begin Supplied data

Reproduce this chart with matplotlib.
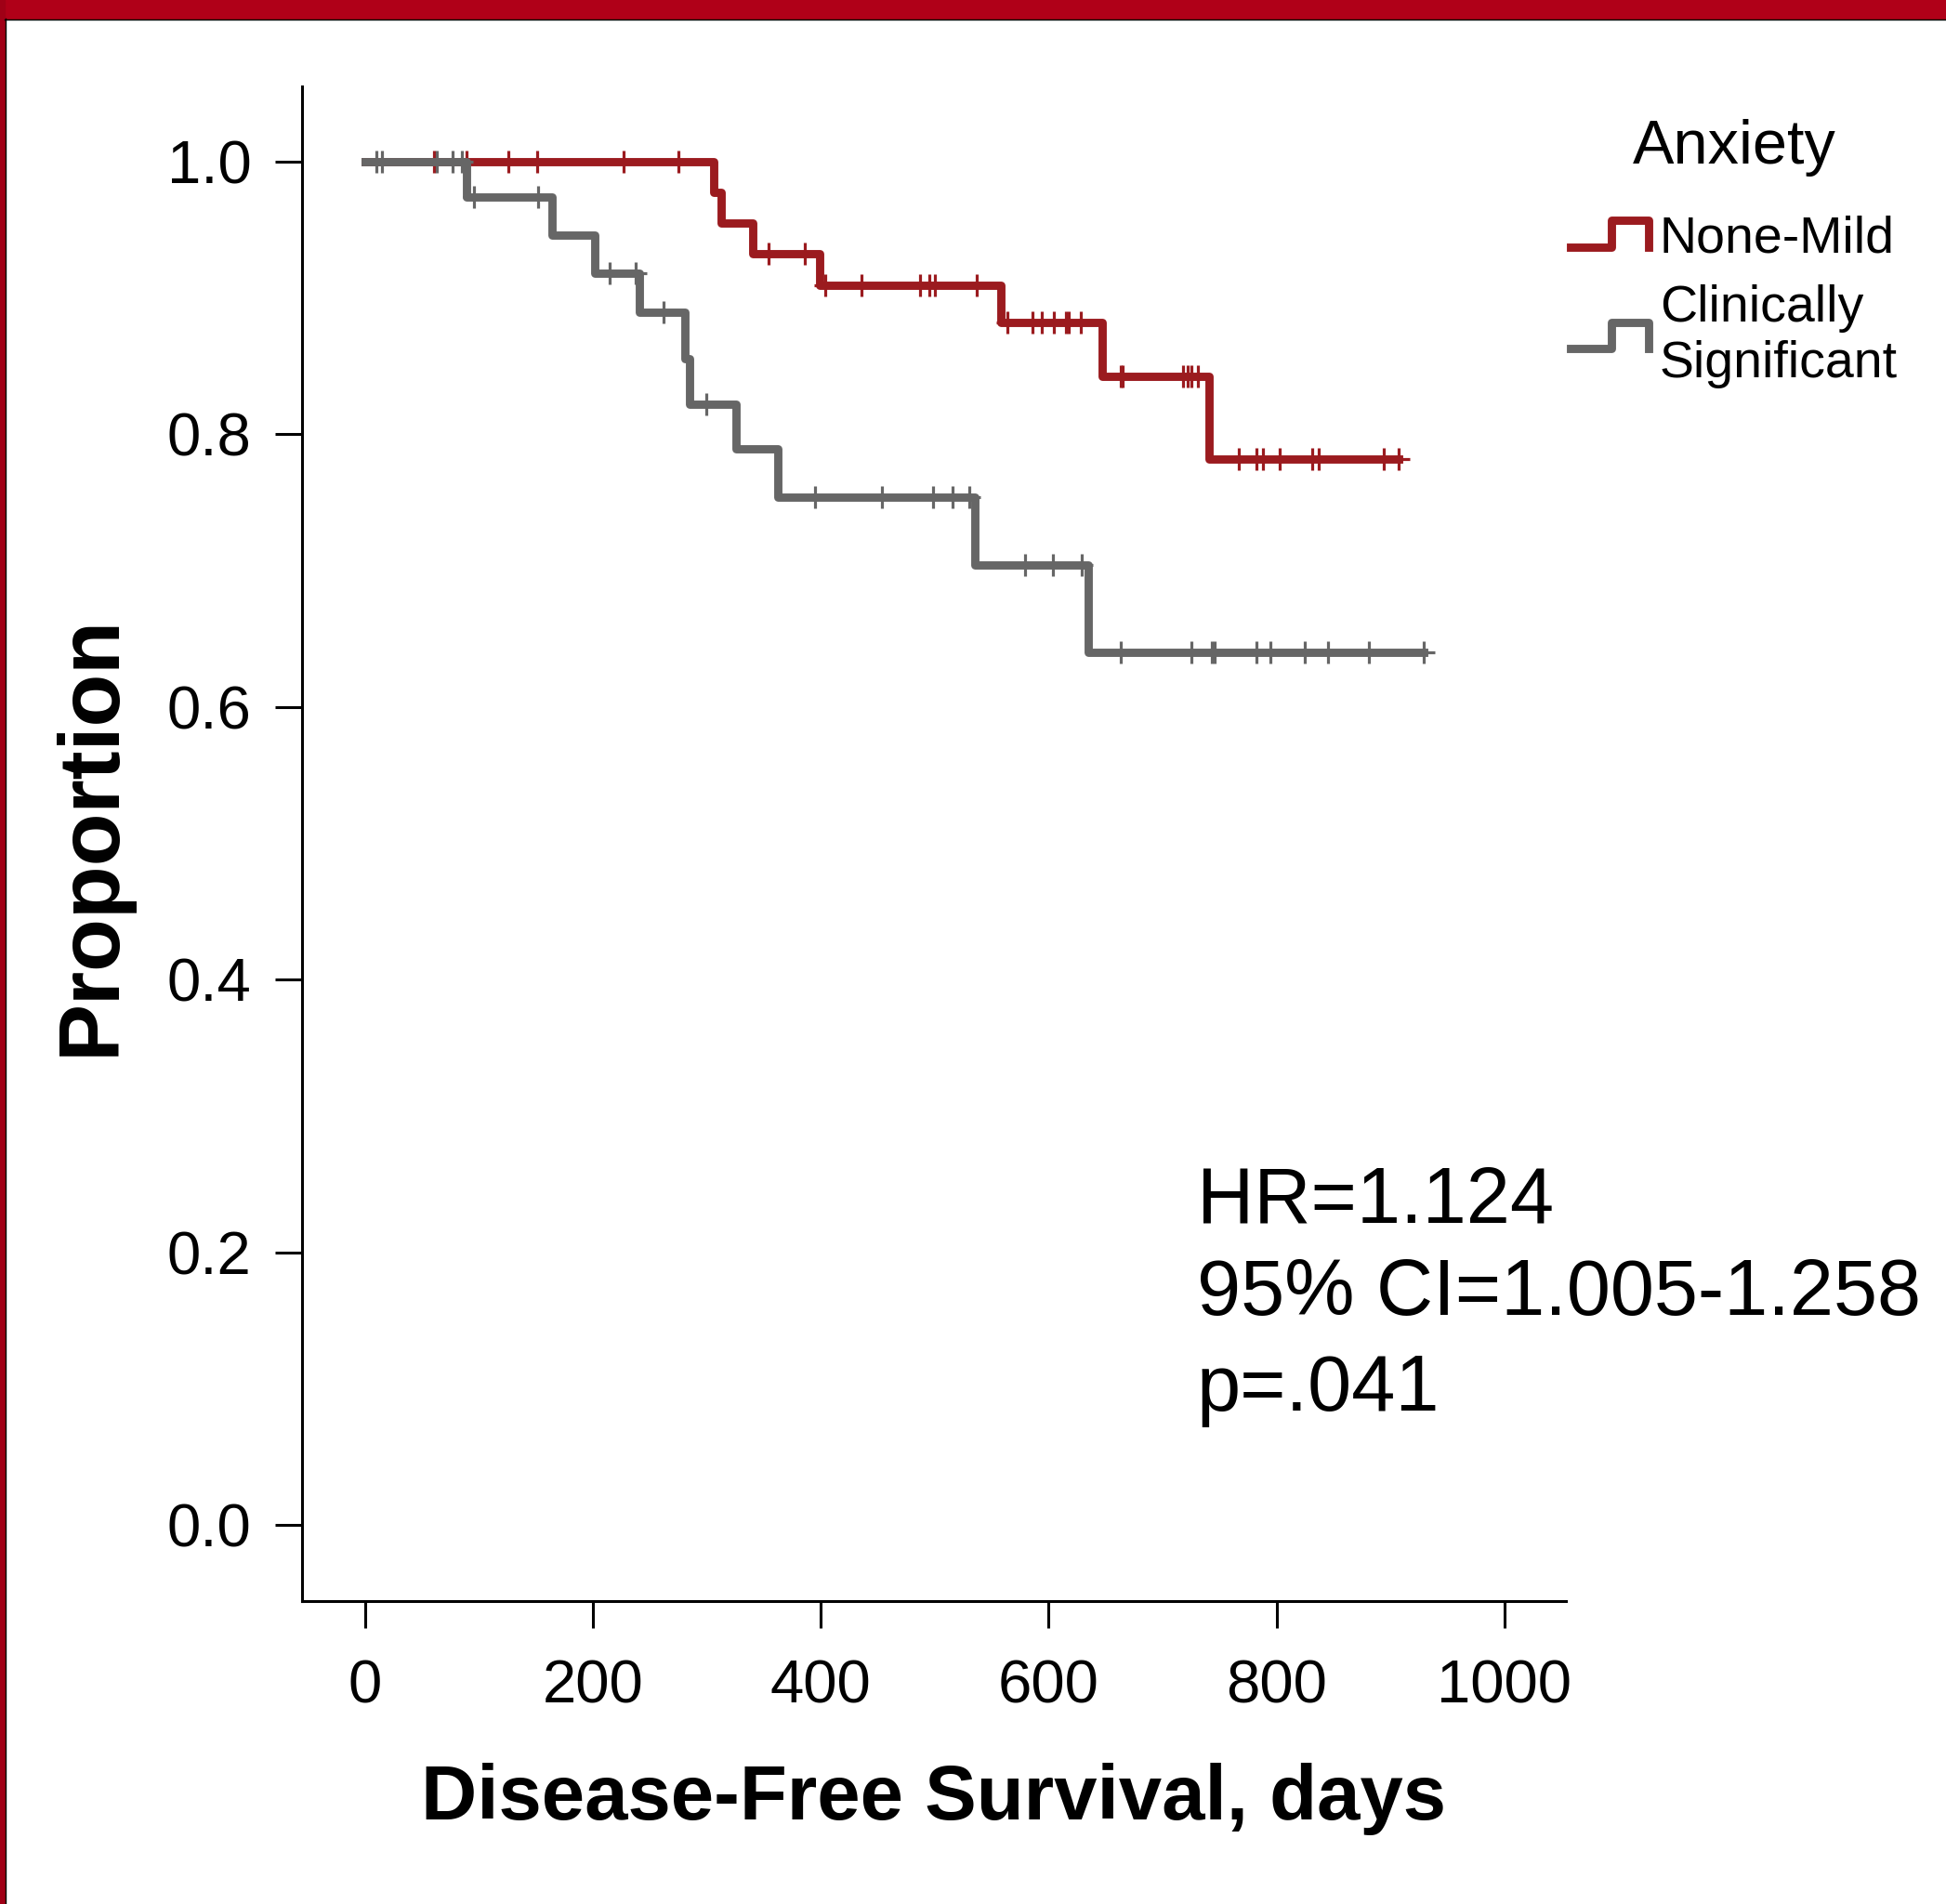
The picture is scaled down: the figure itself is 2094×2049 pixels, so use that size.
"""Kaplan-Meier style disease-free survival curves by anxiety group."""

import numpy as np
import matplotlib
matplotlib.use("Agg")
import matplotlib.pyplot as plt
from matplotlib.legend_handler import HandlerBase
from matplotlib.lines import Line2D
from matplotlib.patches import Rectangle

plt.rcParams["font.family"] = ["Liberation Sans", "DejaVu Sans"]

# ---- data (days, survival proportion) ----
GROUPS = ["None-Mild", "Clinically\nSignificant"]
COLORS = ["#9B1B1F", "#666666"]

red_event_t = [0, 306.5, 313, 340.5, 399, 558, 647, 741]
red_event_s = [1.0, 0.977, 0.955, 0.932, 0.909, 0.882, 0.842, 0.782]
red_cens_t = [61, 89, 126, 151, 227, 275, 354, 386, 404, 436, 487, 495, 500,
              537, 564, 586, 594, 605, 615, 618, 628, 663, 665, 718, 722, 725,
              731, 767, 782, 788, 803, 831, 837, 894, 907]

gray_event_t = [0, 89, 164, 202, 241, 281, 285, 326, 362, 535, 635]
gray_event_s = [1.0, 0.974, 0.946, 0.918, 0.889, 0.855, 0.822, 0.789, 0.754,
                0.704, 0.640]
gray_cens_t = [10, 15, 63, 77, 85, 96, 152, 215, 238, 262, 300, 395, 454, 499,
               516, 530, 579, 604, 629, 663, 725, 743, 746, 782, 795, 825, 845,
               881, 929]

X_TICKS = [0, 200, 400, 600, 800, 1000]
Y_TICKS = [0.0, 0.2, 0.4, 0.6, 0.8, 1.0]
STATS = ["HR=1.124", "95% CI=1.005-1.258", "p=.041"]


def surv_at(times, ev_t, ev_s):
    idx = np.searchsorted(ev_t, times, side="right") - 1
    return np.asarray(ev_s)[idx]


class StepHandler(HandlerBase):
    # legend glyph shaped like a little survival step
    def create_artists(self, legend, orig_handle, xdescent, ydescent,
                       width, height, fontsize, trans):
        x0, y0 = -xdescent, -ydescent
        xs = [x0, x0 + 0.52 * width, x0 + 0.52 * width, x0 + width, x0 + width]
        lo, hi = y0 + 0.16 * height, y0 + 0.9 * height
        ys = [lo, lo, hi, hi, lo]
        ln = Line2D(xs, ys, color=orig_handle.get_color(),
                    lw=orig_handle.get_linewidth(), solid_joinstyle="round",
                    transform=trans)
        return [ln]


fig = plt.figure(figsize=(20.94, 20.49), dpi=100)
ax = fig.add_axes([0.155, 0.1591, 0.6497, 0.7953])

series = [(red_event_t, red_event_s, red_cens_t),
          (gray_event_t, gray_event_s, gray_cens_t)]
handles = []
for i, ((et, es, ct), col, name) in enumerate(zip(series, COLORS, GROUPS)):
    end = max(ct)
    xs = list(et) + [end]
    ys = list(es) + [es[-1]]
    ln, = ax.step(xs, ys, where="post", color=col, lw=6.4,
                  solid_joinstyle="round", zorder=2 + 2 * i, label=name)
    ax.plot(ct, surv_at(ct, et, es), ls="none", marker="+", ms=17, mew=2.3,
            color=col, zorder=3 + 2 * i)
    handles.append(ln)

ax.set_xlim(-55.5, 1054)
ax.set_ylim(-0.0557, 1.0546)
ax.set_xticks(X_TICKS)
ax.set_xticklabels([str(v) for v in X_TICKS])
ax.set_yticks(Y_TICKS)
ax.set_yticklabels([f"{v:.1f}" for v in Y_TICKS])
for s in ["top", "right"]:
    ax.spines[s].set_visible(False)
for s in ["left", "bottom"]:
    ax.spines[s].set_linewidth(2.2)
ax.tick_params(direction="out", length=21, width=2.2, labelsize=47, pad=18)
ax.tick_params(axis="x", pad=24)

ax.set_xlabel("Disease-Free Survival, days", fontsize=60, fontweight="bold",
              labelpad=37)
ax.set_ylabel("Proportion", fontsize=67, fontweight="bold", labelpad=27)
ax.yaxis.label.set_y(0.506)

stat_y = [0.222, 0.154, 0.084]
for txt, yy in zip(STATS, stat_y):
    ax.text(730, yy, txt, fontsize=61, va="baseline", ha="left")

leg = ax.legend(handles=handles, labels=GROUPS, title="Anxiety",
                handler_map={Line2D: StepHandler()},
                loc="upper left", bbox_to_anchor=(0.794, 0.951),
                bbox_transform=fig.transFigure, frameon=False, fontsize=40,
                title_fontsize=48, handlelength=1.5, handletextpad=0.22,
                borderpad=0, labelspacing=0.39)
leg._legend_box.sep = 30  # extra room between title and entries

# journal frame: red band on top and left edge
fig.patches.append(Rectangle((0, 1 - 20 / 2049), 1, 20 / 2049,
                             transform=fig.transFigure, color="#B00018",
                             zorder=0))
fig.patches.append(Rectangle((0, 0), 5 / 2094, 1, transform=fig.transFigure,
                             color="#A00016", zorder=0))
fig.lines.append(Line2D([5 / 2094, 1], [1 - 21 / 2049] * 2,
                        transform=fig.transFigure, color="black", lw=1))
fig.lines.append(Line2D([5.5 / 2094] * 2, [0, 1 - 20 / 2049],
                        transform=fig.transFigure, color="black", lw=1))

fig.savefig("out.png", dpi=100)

end Supplied data
begin Supplied data

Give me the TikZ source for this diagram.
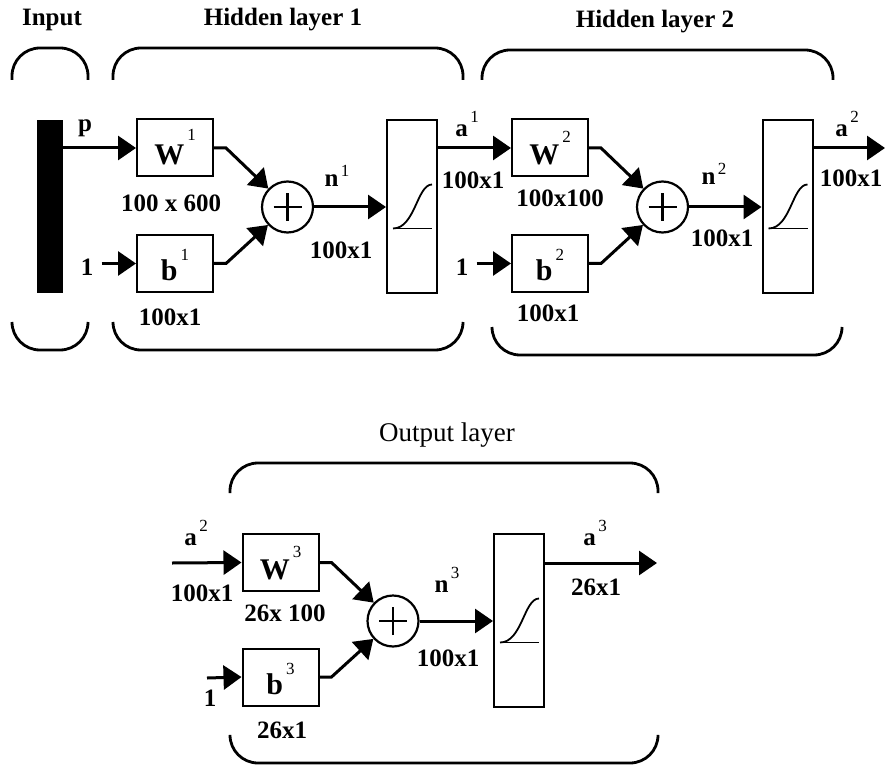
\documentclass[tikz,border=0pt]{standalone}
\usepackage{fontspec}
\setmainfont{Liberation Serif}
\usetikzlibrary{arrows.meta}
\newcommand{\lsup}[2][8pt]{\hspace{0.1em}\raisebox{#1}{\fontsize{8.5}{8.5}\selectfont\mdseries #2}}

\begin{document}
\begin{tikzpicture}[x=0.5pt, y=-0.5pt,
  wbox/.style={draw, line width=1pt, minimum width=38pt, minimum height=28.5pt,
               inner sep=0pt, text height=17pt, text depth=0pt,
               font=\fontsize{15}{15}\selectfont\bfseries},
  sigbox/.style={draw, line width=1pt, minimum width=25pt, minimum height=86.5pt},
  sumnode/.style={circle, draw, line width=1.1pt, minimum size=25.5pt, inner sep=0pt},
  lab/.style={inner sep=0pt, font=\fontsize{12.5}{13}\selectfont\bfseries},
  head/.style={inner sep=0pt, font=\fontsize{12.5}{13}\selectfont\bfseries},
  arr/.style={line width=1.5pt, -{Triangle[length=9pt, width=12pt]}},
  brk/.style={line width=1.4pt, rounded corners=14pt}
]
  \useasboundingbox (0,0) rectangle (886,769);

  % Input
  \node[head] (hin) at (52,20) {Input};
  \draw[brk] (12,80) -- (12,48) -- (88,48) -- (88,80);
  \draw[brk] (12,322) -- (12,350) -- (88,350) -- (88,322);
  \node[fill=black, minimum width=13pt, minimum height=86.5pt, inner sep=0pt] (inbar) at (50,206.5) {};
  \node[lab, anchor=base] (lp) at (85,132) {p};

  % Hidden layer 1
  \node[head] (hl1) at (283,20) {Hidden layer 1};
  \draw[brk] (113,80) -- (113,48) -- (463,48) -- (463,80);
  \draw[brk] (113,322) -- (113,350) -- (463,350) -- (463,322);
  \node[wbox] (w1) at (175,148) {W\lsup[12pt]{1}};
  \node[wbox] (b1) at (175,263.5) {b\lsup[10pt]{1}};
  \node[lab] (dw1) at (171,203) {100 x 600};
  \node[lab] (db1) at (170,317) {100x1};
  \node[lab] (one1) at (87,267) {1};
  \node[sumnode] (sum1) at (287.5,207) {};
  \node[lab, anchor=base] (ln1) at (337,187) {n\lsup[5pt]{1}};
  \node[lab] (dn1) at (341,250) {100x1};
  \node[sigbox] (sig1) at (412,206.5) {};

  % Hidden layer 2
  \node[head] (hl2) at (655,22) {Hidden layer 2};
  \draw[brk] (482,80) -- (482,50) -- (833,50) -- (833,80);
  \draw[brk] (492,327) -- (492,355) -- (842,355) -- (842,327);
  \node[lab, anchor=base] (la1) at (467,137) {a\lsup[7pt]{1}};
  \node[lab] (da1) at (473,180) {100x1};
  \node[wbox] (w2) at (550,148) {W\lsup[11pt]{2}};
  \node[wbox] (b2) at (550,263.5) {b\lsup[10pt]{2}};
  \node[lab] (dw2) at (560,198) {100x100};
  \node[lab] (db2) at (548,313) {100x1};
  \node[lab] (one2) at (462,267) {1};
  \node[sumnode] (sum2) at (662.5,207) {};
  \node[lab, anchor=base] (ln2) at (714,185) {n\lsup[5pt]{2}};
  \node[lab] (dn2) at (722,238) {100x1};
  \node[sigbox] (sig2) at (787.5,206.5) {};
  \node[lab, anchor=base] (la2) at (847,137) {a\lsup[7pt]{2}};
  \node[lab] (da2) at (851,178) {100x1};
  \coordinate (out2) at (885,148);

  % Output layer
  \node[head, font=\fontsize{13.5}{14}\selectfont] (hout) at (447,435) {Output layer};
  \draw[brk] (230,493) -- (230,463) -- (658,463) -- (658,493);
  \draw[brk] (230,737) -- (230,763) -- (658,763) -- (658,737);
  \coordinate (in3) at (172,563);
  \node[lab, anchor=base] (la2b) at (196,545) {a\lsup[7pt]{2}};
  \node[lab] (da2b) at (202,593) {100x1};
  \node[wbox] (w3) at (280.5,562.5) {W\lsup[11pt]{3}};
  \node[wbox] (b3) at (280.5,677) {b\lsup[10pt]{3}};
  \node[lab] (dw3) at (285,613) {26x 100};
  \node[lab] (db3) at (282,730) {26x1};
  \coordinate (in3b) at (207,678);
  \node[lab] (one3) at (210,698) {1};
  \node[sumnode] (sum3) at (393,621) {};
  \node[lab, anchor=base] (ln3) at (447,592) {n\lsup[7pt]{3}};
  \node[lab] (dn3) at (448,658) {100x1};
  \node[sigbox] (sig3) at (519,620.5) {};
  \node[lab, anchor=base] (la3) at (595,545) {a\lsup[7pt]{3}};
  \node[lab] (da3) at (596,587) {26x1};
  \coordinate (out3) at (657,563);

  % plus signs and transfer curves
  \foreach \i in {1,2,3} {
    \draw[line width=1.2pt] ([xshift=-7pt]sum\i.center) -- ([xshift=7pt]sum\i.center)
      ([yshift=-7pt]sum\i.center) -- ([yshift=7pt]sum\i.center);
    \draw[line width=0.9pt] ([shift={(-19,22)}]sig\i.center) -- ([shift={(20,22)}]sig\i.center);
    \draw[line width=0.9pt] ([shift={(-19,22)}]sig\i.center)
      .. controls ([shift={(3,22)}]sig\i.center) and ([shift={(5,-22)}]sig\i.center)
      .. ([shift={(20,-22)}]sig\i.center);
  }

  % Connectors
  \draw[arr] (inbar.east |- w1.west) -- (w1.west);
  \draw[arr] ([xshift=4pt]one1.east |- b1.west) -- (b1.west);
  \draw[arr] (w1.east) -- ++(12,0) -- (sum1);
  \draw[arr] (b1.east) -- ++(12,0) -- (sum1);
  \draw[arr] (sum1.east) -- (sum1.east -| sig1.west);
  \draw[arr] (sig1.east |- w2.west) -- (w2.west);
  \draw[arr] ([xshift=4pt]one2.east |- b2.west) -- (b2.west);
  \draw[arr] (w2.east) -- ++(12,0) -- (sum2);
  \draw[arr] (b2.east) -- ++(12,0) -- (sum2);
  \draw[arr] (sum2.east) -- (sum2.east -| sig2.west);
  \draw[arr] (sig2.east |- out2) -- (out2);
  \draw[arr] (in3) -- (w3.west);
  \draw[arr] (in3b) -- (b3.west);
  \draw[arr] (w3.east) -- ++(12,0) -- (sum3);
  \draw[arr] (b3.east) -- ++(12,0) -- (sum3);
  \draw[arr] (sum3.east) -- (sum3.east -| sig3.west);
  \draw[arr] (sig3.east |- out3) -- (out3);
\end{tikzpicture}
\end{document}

end Supplied data

| Required work |
From the entries above, select each line containing the string "this".

| Full solution |
Reproduce this chart with matplotlib.
Give me the TikZ source for this diagram.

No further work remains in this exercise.